Washington Stages Next Affirmative-Action Fight
| SEATTLE
In a victory for opponents of affirmative action, Washington State took a major step toward rolling back preferences for minorities and women last week when an initiative modeled after California's Proposition 209 gathered enough signatures to go directly before the state legislature.
If the initiative becomes law, Washington would be the first state to follow California's ban on the use of race and gender preferences in government contracting, employment, and college admissions.
But controversy has surrounded Washington's signature-gathering campaign, in which dozens of people - including several black petitioners - say they were misled about the initiative's real purpose. This has fueled charges that out-of-state money and political interests are corrupting the initiative process.
As the business of professional signature-gatherers grows, some analysts say it compromises the integrity of what has been, until recently, a volunteer-led, grass-roots process.
"Outside paid signature-gathering subverts the original intent of the initiative, because the drive behind it is not really popular, it's money," says Maurice Foisy, a political scientist at Western Washington University in Bellingham, Wash.
Backers of the initiative include prominent conservatives such as publisher and former presidential candidate Steve Forbes, philosopher William Bennett, and Ward Connerly, whose American Civil Rights Coalition in Sacramento, Calif., contributed $50,000 of the nearly $200,000 in contributions to the campaign as of a month ago, state disclosure documents show.

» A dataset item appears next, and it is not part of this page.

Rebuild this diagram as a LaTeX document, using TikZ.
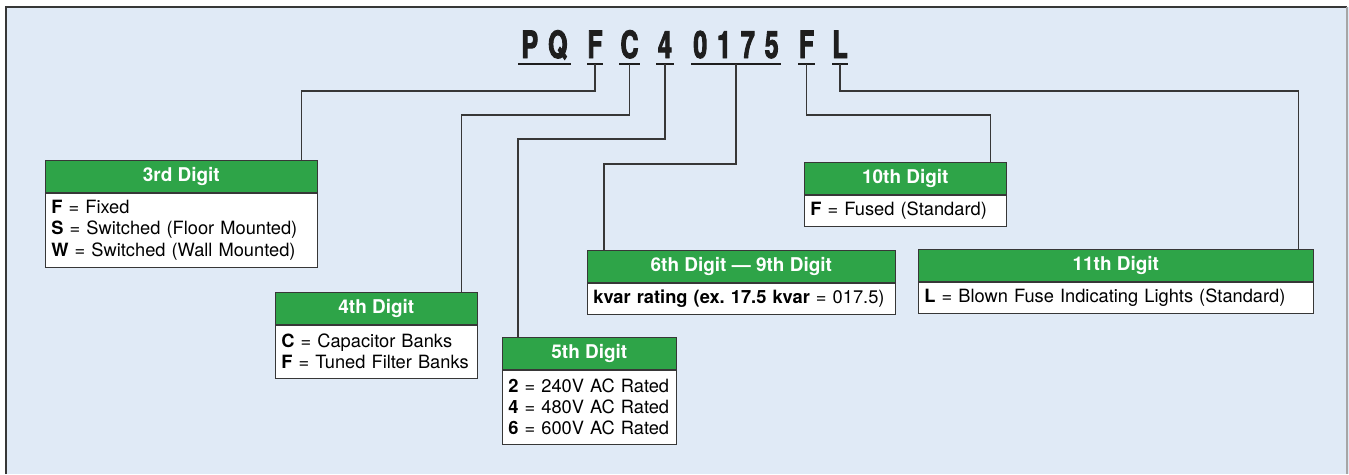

ALTHOUGH several states are working on legislation to scale back affirmative action, so far these measures have made little headway. In Florida, petitioners last month gave up on a drive to put a constitutional amendment banning affirmative action on the ballot next year.
Anti-affirmative-action campaigns appear to be making more progress through ballot initiatives in states such as Colorado and Washington.
Organizers of the Washington campaign on Friday submitted to the legislature more than 280,000 signatures in support of the initiative - well over the 179,000 required by state law. The Republican-controlled state legislature can now decide whether to place the initiative on the November ballot or pass it directly into law. The state Republican leadership has endorsed the measure. Gov. Gary Locke (D), who has said he opposes the initiative, has no veto power.
"The clear majority of the people have been waiting for some time for the legislature to act," says John Carlson, the Seattle talk-radio host who led the campaign, known as Washington Initiative 200. Mr. Carlson and some leading Republican politicians favor direct adoption of the measure by lawmakers in Olympia.
Critics, however, charge that the campaign used tactics that misled the public.
"This is an example of out-of-state money basically buying an election where there is very questionable grass-roots support," says Kathleen Russell, manager of No! Initiative 200, a volunteer effort to oppose the measure. "It's a dangerous initiative that gets where it gets by deception."
A major source of concern, opponents say, is the language of the initiative, formally called the Washington State Civil Rights Act. The proposed ballot title also gives no indication that the measure would dismantle government affirmative-action programs.
Richard Blount, a retired Seattle businessman, was one of at least 24 people to request formally that their names be removed from the petition because they misunderstood its purpose. "The thing that misled me was the title - in big bold print," says Mr. Blount, who was approached by petitioners outside a Safeway supermarket on Seattle's Capitol Hill. "I thought this was an issue that would open up employment." Blount, who is college-educated, believes it is likely that others were confused by the wording.
A similar misconception may have existed among voters in California. According to a Los Angeles Times exit poll, 28 percent of state voters who backed Proposition 209 also said they support affirmative action.
In another incident, five black petitioners bused to Washington from California and the Midwest to gather signatures left the campaign last month after learning it was not the kind of civil-rights initiative they understood it to be.
Pro Mayes, an unemployed father of two from Gerber, Calif., hoped to earn some Christmas money when he was offered transportation, a free room, and as much as $600 a month to gather signatures in Washington. But he and four others said they did not know the true purpose of the campaign.
"No one said anything about affirmative action," Mr. Mayes says. "We had a big sign that said, 'Civil Rights, Equal Justice for All.' That sounded cool to me."
But Mayes started asking questions and eventually left the job after facing hostile responses from the public, including some local blacks.
Leaders of the initiative deny that the five were misinformed or that they were deliberately recruited in an effort to elicit more signatures from nonwhites.
They also assert that the measure's language, which was taken in part from the 1964 Civil Rights Act, is not misleading.